Ein neuer Anstrich für Jesus

Zwei Maler-Gesellen haben die Krippe aus der Kirche St. Margareta im Museum Burg Linn restauriert. Die historischen Figuren waren viele Jahre lang verschollen.

Krefeld. Ein ziemlich demolierter Hirte wartet darauf, dass ihm der Kopf wieder zurecht gesetzt wird. Die Arme dagegen werden ihm wohl weiterhin fehlen. Christian Snellen und Julia Bräuer sind zwar mit einer ganzen Palette an Farben, Pinseln, Tüchern und auch ein paar Gips-Portionen angereist. Doch sie wollen die alten, lange verschollenen Krippen-Figuren aus der Linner Pfarrkirche St. Margareta eben "nur" restaurieren - ihnen aber keine ganz neuen Teile ankleben.

Im Foyer des Museums Burg Linn haben die beiden Krefelder Malergesellen ihre mobile Werkstatt aufgebaut. Schon im vergangenen Jahr haben sie dort vor den Augen der interessierten Besucher ramponierte Schafe, Hirten, den Joseph, drei Könige, fünf Schafe und den Ochsen wieder originalgetreu auf Vordermann gebracht. Gefehlt hatten jedoch das Jesuskind und die Maria.

Dank einer Linnerin, die sich auf einen früheren WZ-Bericht gemeldet hatte, können die beiden Handwerker in diesem Jahr auch der Kopie eines kleinen Jesus einen ordentlichen Anstrich verpassen. Die Leserin hatte eine gipserne Krippenfigur als Vorlage für einen passenden Abdruck zur Verfügung gestellt.

Zudem kommt in diesem Jahr eine zierliche Maria unter den Pinsel. Helmi Busch hat sie in Kevelaer ergattert. Sie passt gut, auch wenn sie nicht das Alter der übrigen Figuren hat. Der Leiter des Museums Burg Linn, Christoph Reichmann, schätzt deren Entstehung auf 1890.

Dass die Krippe und die meisten der dazugehörigen Figuren überhaupt wieder aufgetaucht sind, ist einem großen Zufall geschuldet: Bei Renovierungsarbeiten stieß der Linner Malermeister Günther Busch 1993 auf die verstaubten Gipsfiguren, die in einer Nische der Kirche St.

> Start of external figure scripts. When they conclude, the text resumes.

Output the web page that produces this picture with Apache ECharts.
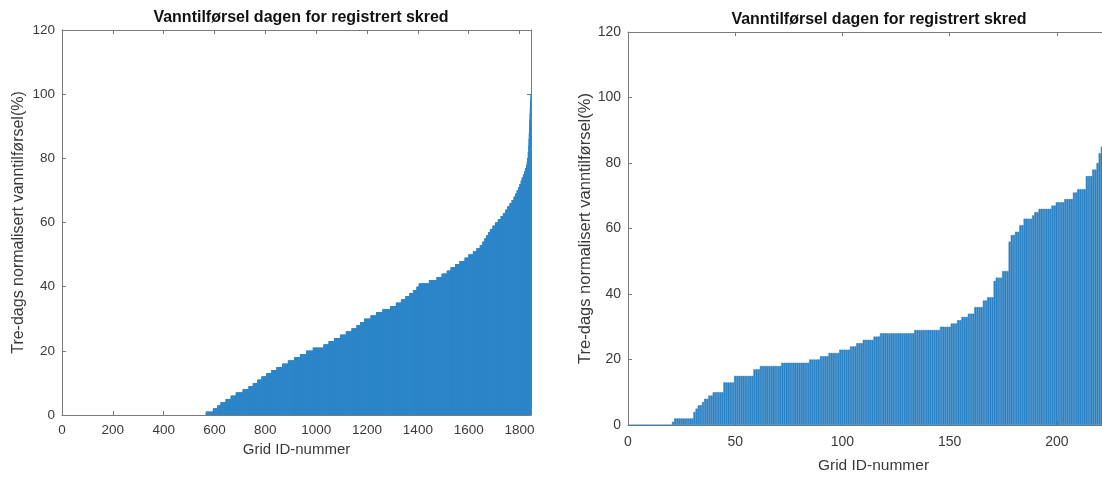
<!DOCTYPE html>
<html>
<head>
<meta charset="utf-8">
<script src="https://cdn.jsdelivr.net/npm/echarts@6/dist/echarts.min.js"></script>
<style>
html,body{margin:0;padding:0;background:#fff;overflow:hidden;width:1102px;height:479px;}
#c{width:1130px;height:479px;}
</style>
</head>
<body>
<div id="c"></div>
<script>
// ---- Data ----
const titleText = 'Vanntilførsel dagen for registrert skred';
const xName = 'Grid ID-nummer';
const yName = 'Tre-dags normalisert vanntilførsel(%)';

// Left panel: sorted bars, run-length encoded (level, first bar index)
const leftCount = 1844;
const leftLevels = [0,1,2,3,4,5,6,7,8,9,10,11,12,13,14,15,16,17,18,19,20,21,22,23,24,25,26,27,28,29,30,31,32,33,34,35,36,37,38,39,40,41,42,43,44,45,46,47,48,49,50,51,52,53,54,55,56,57,58,59,60,61,62,63,64,65,66,67,68,69,70,71,72,73,74,75,76,77,78,79,80,82,84,86,88,90,92,94,96,98,100];
const leftStarts = [1,567,595,612,625,645,665,685,712,735,752,770,786,805,825,845,868,890,915,938,962,988,1030,1050,1072,1095,1118,1140,1160,1175,1190,1215,1237,1262,1292,1315,1335,1352,1368,1382,1396,1405,1445,1475,1495,1515,1530,1548,1565,1585,1600,1618,1632,1645,1655,1663,1670,1678,1685,1695,1705,1716,1727,1736,1745,1753,1762,1770,1778,1784,1790,1796,1801,1806,1810,1815,1820,1824,1828,1830,1832,1834,1836,1837,1838,1839,1840,1841,1842,1843,1844];

// Right panel
const rightCount = 228;
const rightLevels = [0,1,2,4,5,6,7,8,9,10,13,15,17,18,19,20,21,22,23,24,25,26,27,28,29,30,31,32,33,34,36,38,39,44,45,47,56,58,59,61,63,64,65,66,67,68,69,71,72,76,78,80,83,85,86,88,90,93,96,100];
const rightStarts = [1,21,22,31,32,33,35,36,38,40,45,50,59,62,72,85,90,94,99,104,107,110,115,118,134,146,151,154,156,159,162,166,168,171,172,175,178,179,181,183,185,189,190,192,198,200,204,208,210,214,217,219,220,221,222,223,224,225,226,227];

// axis ticks
const leftXMax = 1845, leftXStep = 200;
const rightXMax = 229, rightXStep = 50;
const yMax = 120, yStep = 20;

function expand(levels, starts, n) {
  const out = [];
  let k = 0;
  for (let i = 1; i <= n; i++) {
    while (k + 1 < starts.length && starts[k + 1] <= i) k++;
    out.push([i, levels[k]]);
  }
  return out;
}
const leftData = expand(leftLevels, leftStarts, leftCount);
const rightData = expand(rightLevels, rightStarts, rightCount);

// ---- Styling ----
const FONT = 'Liberation Sans, Arial, Helvetica, sans-serif';
const AX = '#7a7a7a';
const LBL = '#3a3a3a';
const BAR = '#2d86c9';

function xAxes(gridIndex, max, step, nameGap, lblSize, nameSize, margin) {
  return [{
    gridIndex, type: 'value', min: 0, max, interval: step,
    name: xName, nameLocation: 'middle', nameGap,
    nameTextStyle: {fontFamily: FONT, fontSize: nameSize, color: LBL},
    axisLine: {show: true, onZero: false, lineStyle: {color: AX, width: 1}},
    axisTick: {show: true, inside: true, length: 4, lineStyle: {color: AX}},
    axisLabel: {fontFamily: FONT, fontSize: lblSize, color: LBL, margin,
      formatter: v => (v % step === 0 ? String(v) : '')},
    splitLine: {show: false}
  }, {
    gridIndex, type: 'value', min: 0, max, interval: step, position: 'top',
    axisLine: {show: true, onZero: false, lineStyle: {color: AX, width: 1}},
    axisTick: {show: true, inside: true, length: 4, lineStyle: {color: AX}},
    axisLabel: {show: false}, splitLine: {show: false}
  }];
}
function yAxes(gridIndex, nameGap, lblSize, nameSize) {
  return [{
    gridIndex, type: 'value', min: 0, max: yMax, interval: yStep,
    name: yName, nameLocation: 'middle', nameGap,
    nameTextStyle: {fontFamily: FONT, fontSize: nameSize, color: LBL},
    axisLine: {show: true, onZero: false, lineStyle: {color: AX, width: 1}},
    axisTick: {show: true, inside: true, length: 4, lineStyle: {color: AX}},
    axisLabel: {fontFamily: FONT, fontSize: lblSize, color: LBL, margin: 7},
    splitLine: {show: false}
  }, {
    gridIndex, type: 'value', min: 0, max: yMax, interval: yStep, position: 'right',
    axisLine: {show: true, onZero: false, lineStyle: {color: AX, width: 1}},
    axisTick: {show: true, inside: true, length: 4, lineStyle: {color: AX}},
    axisLabel: {show: false}, splitLine: {show: false}
  }];
}

const chart = echarts.init(document.getElementById('c'), null, {renderer: 'canvas'});
chart.setOption({
  animation: false,
  backgroundColor: '#ffffff',
  title: [
    {text: titleText, left: 296, top: 5, textAlign: 'center',
     textStyle: {fontFamily: FONT, fontSize: 16, fontWeight: 'bold', color: '#111'}},
    {text: titleText, left: 874, top: 7, textAlign: 'center',
     textStyle: {fontFamily: FONT, fontSize: 16, fontWeight: 'bold', color: '#111'}}
  ],
  grid: [
    {left: 62, top: 30, width: 469, height: 385, containLabel: false},
    {left: 628, top: 32, width: 491, height: 397, containLabel: false}
  ],
  xAxis: [].concat(xAxes(0, leftXMax, leftXStep, 25, 13.5, 15, 8), xAxes(1, rightXMax, rightXStep, 33, 14, 15.5, 10)),
  yAxis: [].concat(yAxes(0, 35, 13.5, 16), yAxes(1, 34, 14, 16.5)),
  series: [
    {type: 'bar', xAxisIndex: 0, yAxisIndex: 0, data: leftData, barWidth: '100%',
     itemStyle: {color: BAR}, silent: true},
    {type: 'bar', xAxisIndex: 2, yAxisIndex: 2, data: rightData, barWidth: '100%',
     itemStyle: {color: BAR, borderColor: '#2579bb', borderWidth: 0.5}, silent: true}
  ]
});
</script>
</body>
</html>
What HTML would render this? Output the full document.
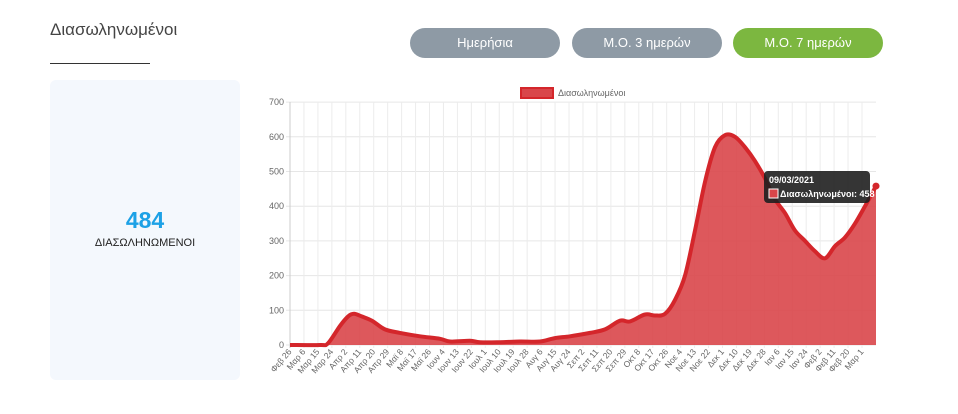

Margareta eingemauert waren. Das letzte "Lebenszeichen" dieser Gipskrippe war ein Zeitungsfetzen aus dem Jahr 1927.³

Wieder ans Tageslicht gekommen, landete sie zuerst im Keller von Kurt Krebber, dem Küster von St. Margareta. Später zog sie um in den Keller von Malermeister Günther Busch. Bis Reichmann von ihrer Existenz erfuhr. Bei einer Besichtigung zeigte er großes Interesse an den alten Stücken, denn ihm war sofort klar: "Solche Krippen stammen üblicherweise aus den großen Gipsfiguren-Gießereien in und um Kevelaer."

Durch die Restaurierung sollen die historischen Figuren bald wieder voll zur Geltung kommen. Zwei Krefelder Maler-Meister - Ingo Pawlowski und Stefan von der Hocht - waren sofort bereit, jeweils einen Mitarbeiter zu Hilfe zu schicken. Und so haben sich Christian Snellen und Julia Bräuser auch in diesem Jahr wieder den kostbaren Stücken angenommen.

Warum die alte Krippe aber in einer Nische der Kirche eingemauert worden war, weiß heute keiner mehr so recht. Möglicherweise war es der Reformeifer des früheren Linner Pfarrers Schagen, der die Gips-Krippe um 1927 in der Margarethenkirche hinter einer dicken Mauer verstecken ließ. Der Grund für die Ablehnung? Museumsdirektor Reichmann weiß, dass die Volkskunst von um 1850 vor 80 Jahren in der katholischen Kirche als "zu kitschig und zu bunt" verpönt war.

Während die Figuren der früheren Barock-Krippen nämlich meist nach ihrer Zeit gekleidet waren, erhielten die Gips-Krippen nach 1850 eine historisierende Ausstattung im Orient-Stil - oder was man sich eben darunter vorstellte. So sind die Gewänder in kräftigen Farben gehalten, bei den drei Königen kommt Gold dazu.

Pfarrer Schagen konnte sich in Linn im Übrigen nicht lange halten. Aber die Krippe blieb seitdem verschwunden.